What you have to do → Quote the data below in full, minus the images.

--- Start Dataset section ---

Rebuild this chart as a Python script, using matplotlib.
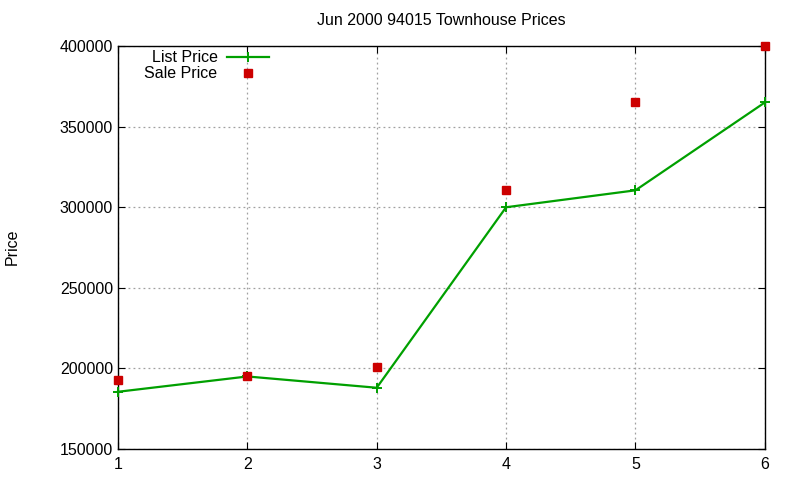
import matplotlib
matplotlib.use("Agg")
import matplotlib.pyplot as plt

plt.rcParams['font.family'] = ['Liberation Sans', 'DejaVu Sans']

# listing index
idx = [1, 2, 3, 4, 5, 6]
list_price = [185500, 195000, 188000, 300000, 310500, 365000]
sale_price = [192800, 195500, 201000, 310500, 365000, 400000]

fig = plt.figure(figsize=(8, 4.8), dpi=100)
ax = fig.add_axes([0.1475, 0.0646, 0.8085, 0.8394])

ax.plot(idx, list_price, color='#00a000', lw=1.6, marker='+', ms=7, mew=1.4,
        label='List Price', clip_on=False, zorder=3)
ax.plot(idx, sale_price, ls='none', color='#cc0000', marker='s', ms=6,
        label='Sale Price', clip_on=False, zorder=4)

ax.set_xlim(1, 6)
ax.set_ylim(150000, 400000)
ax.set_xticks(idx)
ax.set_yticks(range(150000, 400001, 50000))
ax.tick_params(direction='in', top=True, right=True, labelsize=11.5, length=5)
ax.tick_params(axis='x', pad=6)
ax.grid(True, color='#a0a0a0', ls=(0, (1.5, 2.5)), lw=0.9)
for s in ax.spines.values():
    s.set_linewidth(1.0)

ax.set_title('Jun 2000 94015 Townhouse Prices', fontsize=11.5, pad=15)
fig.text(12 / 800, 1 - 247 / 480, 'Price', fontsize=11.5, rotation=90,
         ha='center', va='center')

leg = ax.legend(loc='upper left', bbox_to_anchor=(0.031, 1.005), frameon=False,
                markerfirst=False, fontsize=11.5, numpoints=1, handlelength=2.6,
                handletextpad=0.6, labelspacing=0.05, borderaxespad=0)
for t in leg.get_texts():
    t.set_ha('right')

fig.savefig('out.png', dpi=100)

--- End Dataset section ---

Response to the exercise →
Rebuild this chart as a Python script, using matplotlib.
import matplotlib
matplotlib.use("Agg")
import matplotlib.pyplot as plt

plt.rcParams['font.family'] = ['Liberation Sans', 'DejaVu Sans']

# listing index
idx = [1, 2, 3, 4, 5, 6]
list_price = [185500, 195000, 188000, 300000, 310500, 365000]
sale_price = [192800, 195500, 201000, 310500, 365000, 400000]

fig = plt.figure(figsize=(8, 4.8), dpi=100)
ax = fig.add_axes([0.1475, 0.0646, 0.8085, 0.8394])

ax.plot(idx, list_price, color='#00a000', lw=1.6, marker='+', ms=7, mew=1.4,
        label='List Price', clip_on=False, zorder=3)
ax.plot(idx, sale_price, ls='none', color='#cc0000', marker='s', ms=6,
        label='Sale Price', clip_on=False, zorder=4)

ax.set_xlim(1, 6)
ax.set_ylim(150000, 400000)
ax.set_xticks(idx)
ax.set_yticks(range(150000, 400001, 50000))
ax.tick_params(direction='in', top=True, right=True, labelsize=11.5, length=5)
ax.tick_params(axis='x', pad=6)
ax.grid(True, color='#a0a0a0', ls=(0, (1.5, 2.5)), lw=0.9)
for s in ax.spines.values():
    s.set_linewidth(1.0)

ax.set_title('Jun 2000 94015 Townhouse Prices', fontsize=11.5, pad=15)
fig.text(12 / 800, 1 - 247 / 480, 'Price', fontsize=11.5, rotation=90,
         ha='center', va='center')

leg = ax.legend(loc='upper left', bbox_to_anchor=(0.031, 1.005), frameon=False,
                markerfirst=False, fontsize=11.5, numpoints=1, handlelength=2.6,
                handletextpad=0.6, labelspacing=0.05, borderaxespad=0)
for t in leg.get_texts():
    t.set_ha('right')

fig.savefig('out.png', dpi=100)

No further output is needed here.